Так, со ссылкой на китайские источники пособие приводит следующие сведения о племенах Внутренней Монголии жунах и дунху: «…переходят со скотом с места на место, смотря по достатку в траве и воде… живут в круглых юртах, из коих выход обращён к востоку. Питаются мясом, пьют кумыс… кто храбр, силён и способен разбирать спорные дела, тех поставляют старейшинами. Наследственного преемствия у них нет. Каждое стойбище имеет своего начальника. От ста до тысячи юрт составляют общину… От старейшины до последнего подчинённого каждый сам пасёт свой скот и печётся о своём имуществе, а не употребляют друг друга в услужение…
В каждом деле следуют мнению женщин, одни военные дела сами решают… Войну ставят важным делом… Высшие сохраняют простоту в отношении низших, а низшие служат высшим (т. е. выборным старейшинам и вождям), руководствуясь искренностью и преданностью» (там же, с. 51).
Древнее китайское указание (VII в. до н. э.) на изначальную «сотенную» организацию общин «восточных варваров» и то, что они «не были политически объединены» (с. 51), наталкивают на следующую мысль. Над всей совокупностью более или менее лично свободных кочевников Центральной Азии обретали попеременное господство различного рода доминирующие племена, под именами которых кочевники и пребывали, пока Чингисхан не восстановил, наконец, их сотенную организацию снова, но уже в рамках единой империи без какой-либо наследственной родоплеменной аристократии.

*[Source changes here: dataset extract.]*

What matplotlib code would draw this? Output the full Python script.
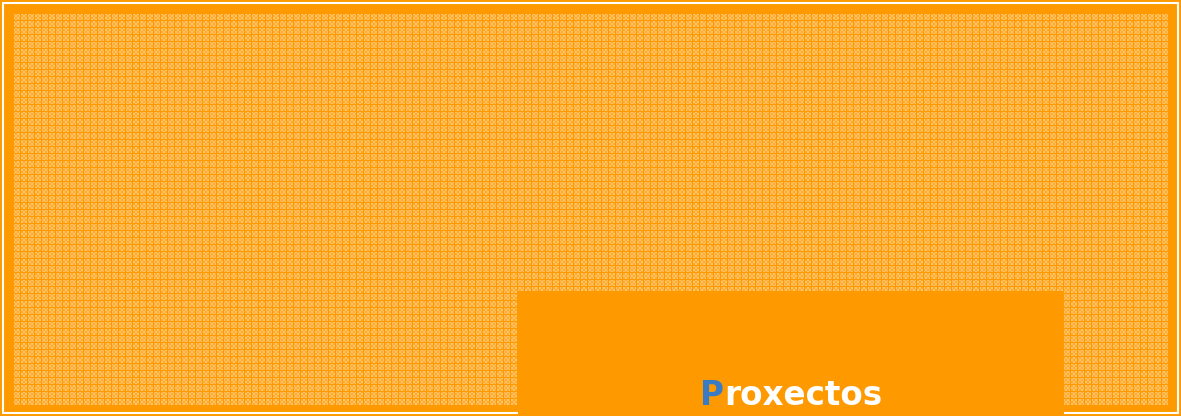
import numpy as np
import matplotlib.pyplot as plt
from matplotlib.colors import to_rgb
from matplotlib.patches import Rectangle

# banner geometry (pixels)
W, H = 1181, 416
orange = '#fe9a00'
light = '#ffc46a'
mid = '#ffaa2a'
line_col = '#ff9900'
blue = '#3a7bc6'

title_first = 'P'
title_rest = 'roxectos'

fig = plt.figure(figsize=(W / 100, H / 100), dpi=100)
ax = fig.add_axes([0, 0, 1, 1])
ax.set_xlim(0, W)
ax.set_ylim(H, 0)
ax.axis('off')
fig.patch.set_facecolor(orange)

# checked texture inside the frame
px0, px1, py0, py1 = 13, 1168, 13, 405
pw, ph = px1 - px0, py1 - py0
period = 7
yy, xx = np.mgrid[0:ph, 0:pw]
chk = ((xx // 2 + yy // 2) % 2 == 0)
tex = np.where(chk[..., None], np.array(to_rgb(light)), np.array(to_rgb(mid)))
grid = ((xx % period) == 0) | ((yy % period) == 0)
tex[grid] = np.array(to_rgb(line_col))
ax.imshow(tex, extent=[px0, px1, py1, py0], interpolation='nearest', zorder=1)

# thin white frame near the edge
ax.add_patch(Rectangle((3, 3), W - 6, H - 6, fill=False, edgecolor='white',
                       linewidth=1.5, zorder=2))

# solid orange box with the title
ax.add_patch(Rectangle((518, 291), 546, H - 291 + 2, facecolor=orange,
                       edgecolor='none', zorder=3))

fs = 23.5
tp = ax.text(700, 405, title_first, color=blue, fontsize=fs, fontweight='bold',
             family='DejaVu Sans', va='baseline', ha='left', zorder=5)
fig.canvas.draw()
bb = tp.get_window_extent(fig.canvas.get_renderer())
x_next = ax.transData.inverted().transform((bb.x1, bb.y0))[0]
ax.text(x_next, 405, title_rest, color='white', fontsize=fs, fontweight='bold',
        family='DejaVu Sans', va='baseline', ha='left', zorder=4)

fig.savefig('out.png', dpi=100, facecolor=orange)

Если учесть в отношении первого такого племенного союза, что «антропологически хунну были монголоиды, что подтверждают материалы их хуннских погребений Монголии» (с. 58) и что язык поздних «северных» гуннов, откочевавших в I в. н. э. в Семиречье и Восточный Казахстан («земли усуней»), был одинаков с древнетюркским языком гаогюйцев по вполне осведомлённому китайскому источнику (с. 69), то вышеуказанные предположения о возможных опосредствованных связях между гуннами и казахами по культурно-бытовым признакам не должны выглядеть мифологическими. (В конце концов, мифотворческие тезисы К. Даниярова и Б. Адилова вредны науке не столько по содержанию выдвигаемых ими тезисов, сколько по методам их обоснования, которые «надолго и всерьёз» отталкивают науку от смелых, интересных научных идей.)